7. Winter’s end, ignoring omens.
Guy Laramée’s artistic practice revolves around his interest in the quest for both transcendence, and presence in the current moment. His oil paintings depict natural vistas, often lush or shrouded in fog, evocative yet without guise. Softly rendered, there is a distance between the viewer and his tranquil landscapes. The artist’s carved book sculptures are worlds unto themselves. Choosing books that may have become obsolete such as antique encyclopedias, Laramée creates highly detailed scenes of mountains, hillsides, lakes, and hidden doorways, all carved into the pages of the texts he begins with. Subtly painted, the sculptures look more like uncovered secret places than created moments.
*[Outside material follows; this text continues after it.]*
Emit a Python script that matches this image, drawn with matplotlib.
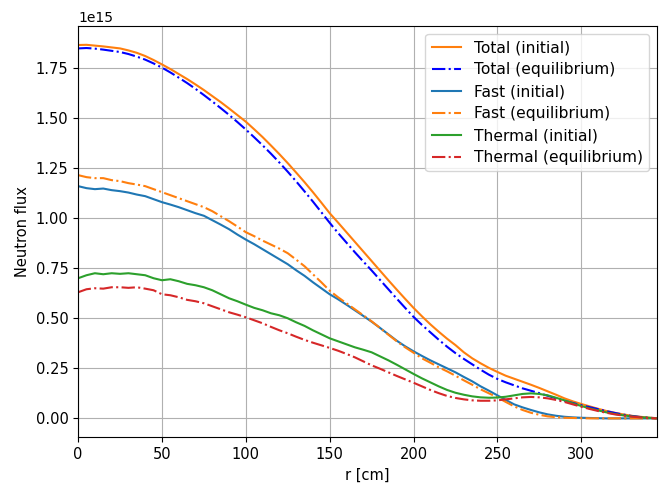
import matplotlib
matplotlib.use('Agg')
import matplotlib.pyplot as plt
import numpy as np

# radius grid [cm]
r = np.arange(0, 350, 5)

# fluxes in units of 1e15
total_init = [1.865, 1.866, 1.862, 1.858, 1.853, 1.848, 1.838, 1.826, 1.81, 1.79,
              1.768, 1.745, 1.72, 1.695, 1.668, 1.64, 1.61, 1.58, 1.548, 1.515,
              1.482, 1.444, 1.405, 1.363, 1.32, 1.275, 1.228, 1.18, 1.13, 1.078,
              1.025, 0.978, 0.93, 0.882, 0.834, 0.786, 0.738, 0.69, 0.643, 0.597,
              0.552, 0.51, 0.47, 0.433, 0.398, 0.366, 0.33, 0.3, 0.275, 0.252,
              0.232, 0.213, 0.198, 0.183, 0.168, 0.152, 0.135, 0.118, 0.1, 0.085,
              0.072, 0.06, 0.048, 0.037, 0.028, 0.02, 0.013, 0.008, 0.004, 0.001]
total_eq = [1.848, 1.85, 1.847, 1.842, 1.836, 1.83, 1.82, 1.807, 1.792, 1.773,
            1.752, 1.728, 1.702, 1.675, 1.646, 1.615, 1.583, 1.55, 1.516, 1.48,
            1.443, 1.404, 1.364, 1.322, 1.278, 1.232, 1.184, 1.134, 1.083, 1.03,
            0.977, 0.926, 0.878, 0.83, 0.784, 0.739, 0.692, 0.645, 0.598, 0.552,
            0.507, 0.467, 0.43, 0.393, 0.358, 0.326, 0.297, 0.27, 0.243, 0.218,
            0.197, 0.18, 0.165, 0.15, 0.138, 0.126, 0.113, 0.1, 0.088, 0.077,
            0.066, 0.056, 0.046, 0.036, 0.027, 0.019, 0.012, 0.007, 0.003, 0.001]
fast_init = [1.16, 1.15, 1.145, 1.148, 1.14, 1.135, 1.128, 1.118, 1.11, 1.095,
             1.08, 1.068, 1.055, 1.04, 1.025, 1.012, 0.99, 0.968, 0.945, 0.918,
             0.893, 0.87, 0.845, 0.82, 0.795, 0.77, 0.74, 0.712, 0.68, 0.65,
             0.62, 0.595, 0.568, 0.54, 0.512, 0.483, 0.452, 0.42, 0.388, 0.36,
             0.335, 0.312, 0.29, 0.27, 0.25, 0.23, 0.207, 0.185, 0.16, 0.138,
             0.115, 0.092, 0.07, 0.055, 0.042, 0.03, 0.02, 0.013, 0.008, 0.005,
             0.003, 0.002, 0.001, 0.0, 0.0, 0.0, 0.0, 0.0, 0.0, 0.0]
fast_eq = [1.215, 1.205, 1.2, 1.2, 1.19, 1.185, 1.175, 1.168, 1.16, 1.145,
           1.13, 1.115, 1.1, 1.085, 1.07, 1.055, 1.035, 1.01, 0.985, 0.958,
           0.93, 0.91, 0.888, 0.868, 0.848, 0.825, 0.793, 0.76, 0.72, 0.68,
           0.638, 0.605, 0.575, 0.545, 0.515, 0.485, 0.452, 0.418, 0.385, 0.355,
           0.328, 0.3, 0.278, 0.255, 0.235, 0.213, 0.19, 0.168, 0.145, 0.125,
           0.105, 0.082, 0.06, 0.042, 0.028, 0.018, 0.01, 0.006, 0.003, 0.002,
           0.001, 0.0, 0.0, 0.0, 0.0, 0.0, 0.0, 0.0, 0.0, 0.0]
thermal_init = [0.70, 0.715, 0.725, 0.72, 0.725, 0.722, 0.725, 0.72, 0.715, 0.70,
                0.69, 0.695, 0.685, 0.672, 0.665, 0.655, 0.64, 0.62, 0.60, 0.585,
                0.568, 0.552, 0.54, 0.525, 0.515, 0.50, 0.48, 0.462, 0.44, 0.42,
                0.40, 0.385, 0.37, 0.355, 0.343, 0.33, 0.31, 0.29, 0.268, 0.245,
                0.222, 0.20, 0.18, 0.16, 0.142, 0.128, 0.118, 0.11, 0.105, 0.103,
                0.104, 0.108, 0.115, 0.122, 0.125, 0.122, 0.115, 0.103, 0.09, 0.075,
                0.062, 0.05, 0.04, 0.03, 0.022, 0.015, 0.01, 0.006, 0.003, 0.0]
thermal_eq = [0.63, 0.645, 0.65, 0.648, 0.655, 0.655, 0.652, 0.655, 0.648, 0.64,
              0.62, 0.615, 0.605, 0.592, 0.585, 0.575, 0.56, 0.545, 0.53, 0.518,
              0.505, 0.49, 0.475, 0.457, 0.44, 0.425, 0.408, 0.392, 0.378, 0.365,
              0.352, 0.338, 0.322, 0.305, 0.285, 0.265, 0.248, 0.23, 0.212, 0.195,
              0.178, 0.16, 0.142, 0.126, 0.112, 0.102, 0.095, 0.09, 0.088, 0.088,
              0.09, 0.095, 0.10, 0.105, 0.107, 0.105, 0.10, 0.092, 0.082, 0.07,
              0.058, 0.047, 0.037, 0.028, 0.02, 0.014, 0.009, 0.005, 0.002, 0.0]

scale = 1e15

fig, ax = plt.subplots(figsize=(6.62, 4.84), dpi=100)
fig.subplots_adjust(left=0.118, right=0.992, top=0.946, bottom=0.097)

ax.plot(r, np.array(total_init)*scale, color='tab:orange', label='Total (initial)')
ax.plot(r, np.array(total_eq)*scale, 'b-.', label='Total (equilibrium)')
ax.plot(r, np.array(fast_init)*scale, color='tab:blue', label='Fast (initial)')
ax.plot(r, np.array(fast_eq)*scale, '-.', color='tab:orange', label='Fast (equilibrium)')
ax.plot(r, np.array(thermal_init)*scale, color='tab:green', label='Thermal (initial)')
ax.plot(r, np.array(thermal_eq)*scale, '-.', color='tab:red', label='Thermal (equilibrium)')

ax.set_xlim(0, 345)
ax.set_xlabel('r [cm]', fontsize=10.5)
ax.set_ylabel('Neutron flux', fontsize=10.5)
ax.tick_params(labelsize=10.5)
ax.grid()
ax.legend(loc='upper right', fontsize=11.2, labelspacing=0.45, handlelength=1.9)

fig.savefig('out.png')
"This project was created almost exclusively with the medium of toilet paper. Produced between March 2020 and March 2021, in the city of Montreal, Québec, Canada, it is a pandemic diary, covering the period of the first, second and third waves. The sculptures are made directly to the scale of the toilet paper rolls from which they are crafted, sometimes with the addition of extra pulp of the same paper type. The sets for each tableaux were also built using toilet paper pulp. Theatrically lit, and photographed by Alain Lefort, the 22 scenes, unfold sequentially and together create a final work of 35 feet in length.
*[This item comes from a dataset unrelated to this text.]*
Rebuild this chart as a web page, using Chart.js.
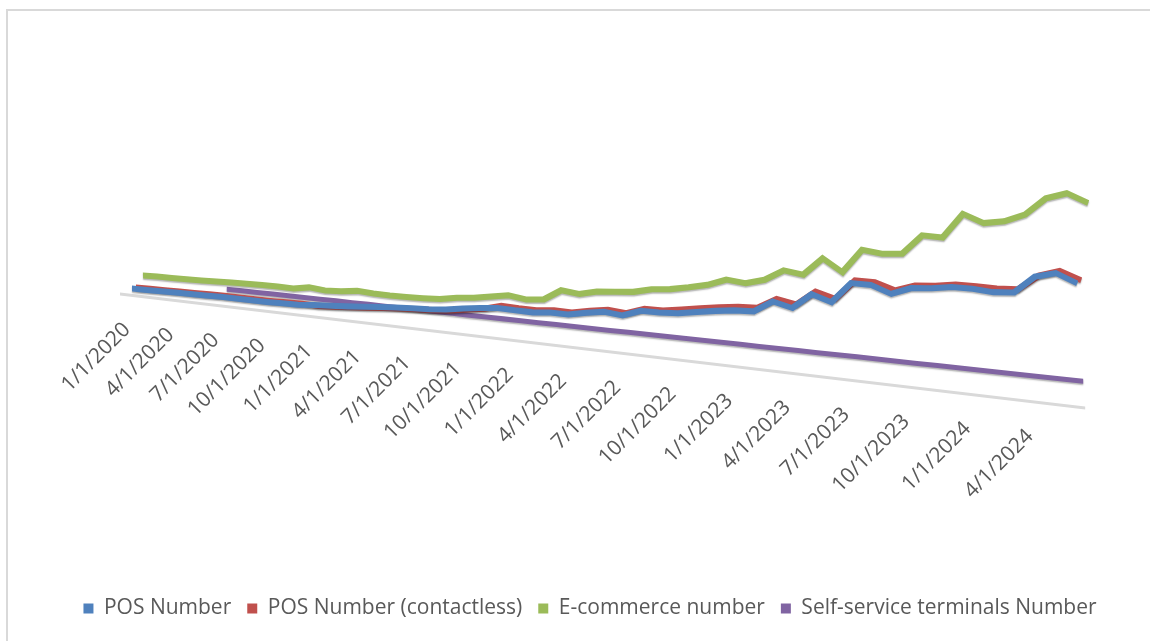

The work intends to capture our mental state throughout the time of this crisis. The poetic texts underneath the images are more akin to mythological prose than social comment. Recalling the form of horizontal Chinese scroll paintings, the work is designed to be viewed either by gradually unrolling and re-rolling it along a table top—or by unscrolling it fully to display on a long table or inclined wall shelf."